At public meetings when the national hymn is played, it is proper for every one to stand and to remain standing until it is ended.


CHAPTER XXV
HOTEL AND BOARDING-HOUSE LIFE

THERE is no better place than a hotel in which to study the manners, or lack of manners, of the world at large. It is here that selfishness is rampant, and unselfishness hides its diminished head.

Before we discuss the ethics of hotel life it will be well to give a few general directions as to what one does from the time one enters the door of the building which will, for a long or short time, be his place of abode. He proceeds at once to the office, makes known his desires with regard to a room or rooms, and writes his name in the register handed to him by the clerk. He is then assigned to his room, and a page directs him thither, carrying hand luggage. To this page he hands his trunk-check, and the trunk is soon brought to his room.

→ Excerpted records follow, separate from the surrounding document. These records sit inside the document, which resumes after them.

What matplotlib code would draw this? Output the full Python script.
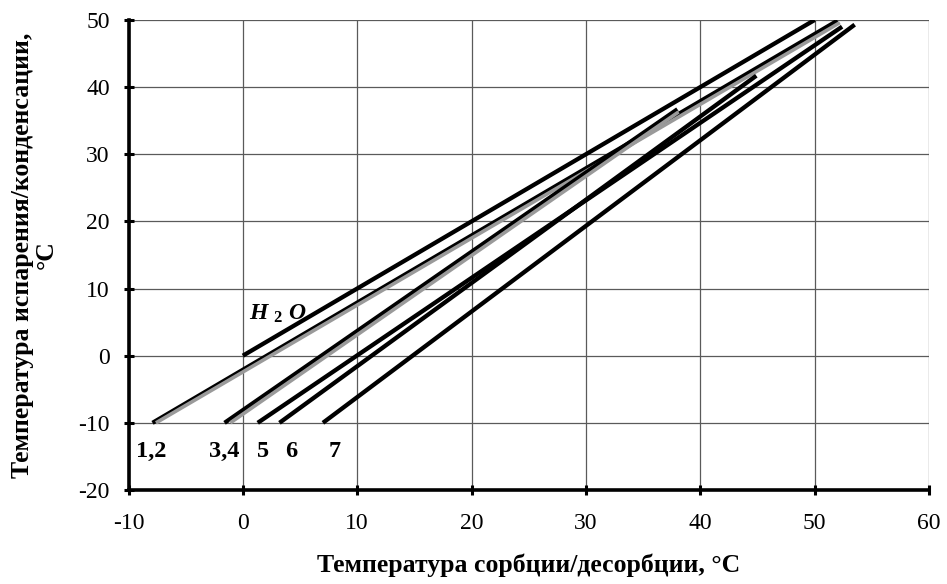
import matplotlib
matplotlib.use("Agg")
import matplotlib.pyplot as plt

plt.rcParams['font.family'] = ['Liberation Serif', 'DejaVu Serif']
plt.rcParams['mathtext.fontset'] = 'custom'
plt.rcParams['mathtext.it'] = 'Liberation Serif:italic:bold'
plt.rcParams['mathtext.rm'] = 'Liberation Serif:bold'
plt.rcParams['axes.unicode_minus'] = False

# Line endpoints (sorption temperature, evaporation temperature)
h2o_x = [0, 50]
h2o_y = [0, 50]
line1_x = [-7.9, 52.0]
line1_y = [-10, 49.9]
line2_x = [-7.6, 52.2]
line2_y = [-10, 49.6]
line3_x = [-1.6, 38.0]
line3_y = [-10, 36.7]
line4_x = [-1.1, 38.1]
line4_y = [-10, 36.3]
line5_x = [1.3, 52.4]
line5_y = [-10, 49.0]
line6_x = [3.2, 44.9]
line6_y = [-10, 41.7]
line7_x = [7.0, 53.5]
line7_y = [-10, 49.3]

labels = ["1,2", "3,4", "5", "6", "7"]
label_x = [-8.0, -1.6, 1.8, 4.2, 8.0]
label_y = [-14.3, -14.3, -14.3, -14.3, -14.3]

xticks = list(range(-10, 61, 10))
yticks = list(range(-20, 51, 10))

fig = plt.figure(figsize=(9.47, 5.84), dpi=100)
ax = fig.add_axes([0.1357, 0.161, 0.981 - 0.1357, 0.9658 - 0.161])
ax.set_xlim(-10, 60)
ax.set_ylim(-20, 50)
ax.set_xticks(xticks)
ax.set_yticks(yticks)
ax.grid(True, color='#5a5a5a', lw=0.9)
ax.set_axisbelow(True)

for s in ['top', 'right']:
    ax.spines[s].set_visible(False)
for s in ['left', 'bottom']:
    ax.spines[s].set_linewidth(2.6)
    ax.spines[s].set_color('black')

ax.tick_params(direction='inout', length=7, width=2.2, labelsize=17)
ax.tick_params(axis='x', pad=13)
ax.tick_params(axis='y', pad=10)

black_lw = 3.1
gray = '#9a9a9a'
ax.plot(h2o_x, h2o_y, color='black', lw=black_lw, solid_capstyle='butt')
ax.plot(line1_x, line1_y, color='black', lw=black_lw, solid_capstyle='butt')
ax.plot(line2_x, line2_y, color=gray, lw=2.6, solid_capstyle='butt')
ax.plot(line3_x, line3_y, color='black', lw=black_lw, solid_capstyle='butt')
ax.plot(line4_x, line4_y, color=gray, lw=2.6, solid_capstyle='butt')
ax.plot(line5_x, line5_y, color='black', lw=black_lw, solid_capstyle='butt')
ax.plot(line6_x, line6_y, color='black', lw=black_lw, solid_capstyle='butt')
ax.plot(line7_x, line7_y, color='black', lw=black_lw, solid_capstyle='butt')

for t, x, y in zip(labels, label_x, label_y):
    ax.text(x, y, t, fontsize=17.5, fontweight='bold', ha='center', va='center')

ax.text(0.5, 5.4, r'$H\ _2\ O$', fontsize=17, ha='left', va='baseline')

ax.set_xlabel('Температура сорбции/десорбции, °C', fontsize=18.5,
              fontweight='bold', labelpad=14)
ax.set_ylabel('Температура испарения/конденсации,\n°C', fontsize=18.5,
              fontweight='bold', linespacing=1.0)
ax.yaxis.set_label_coords(-0.089, 0.5)

fig.savefig('out.png', dpi=100)
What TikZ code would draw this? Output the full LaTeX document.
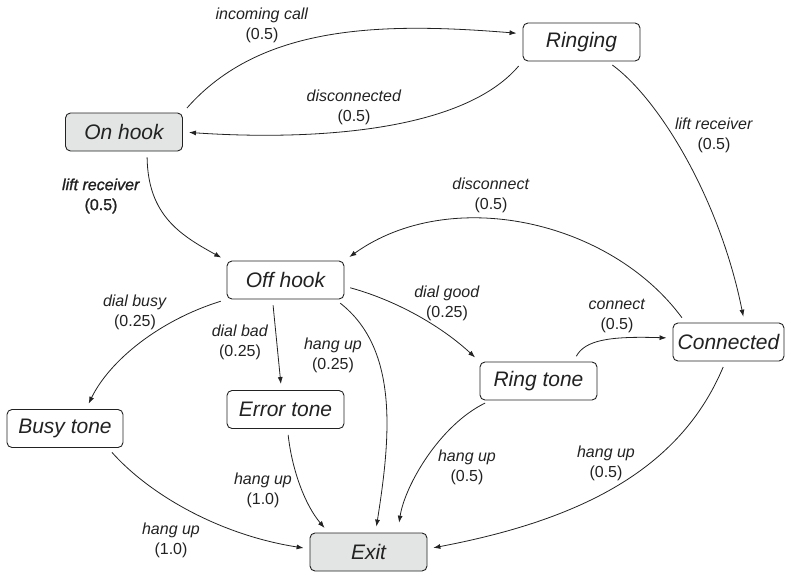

Upon the inside of the door in every hotel room is tacked a set of rules of the house, and these are in themselves sufficient to instruct our uninitiated traveler in most of what is expected of him. He here learns that the hotel is not responsible for valuables left on the bureau or table of the room, that the guest is requested to keep his trunk locked, and to lock his door upon going out, and to leave his key at the office; that valuable papers and jewelry can be left in the safe of the hotel; at what hours meals are served and so on. All these directions the considerate person will observe. None of them is unreasonable. There are many things for which no printed rules are given which are none the less essential to the correctness of demeanor on the part of a guest.


AT THE HOTEL TABLE

Loud talking is one of the things to be avoided. One must remember that in a hotel more than in any other place is the warning of the Frenchman likely to be proved true,—“The walls themselves, my lord, have ears!” Each room has another room next to it, and the partitions are thin. The transoms all open upon a general hall in which can be heard any loud remark spoken in any one of the rooms. If one does not discuss affairs one wishes kept secret, one must bear in mind the fact that other people may be annoyed while resting, reading or talking, by fragmentary bits of conversation wafted to them. At the hotel table one must also bear this in mind. Loud talking in a public place stamps the speaker as a vulgarian, or a person who has seldom been outside of his own home, and has never learned to modulate his voice.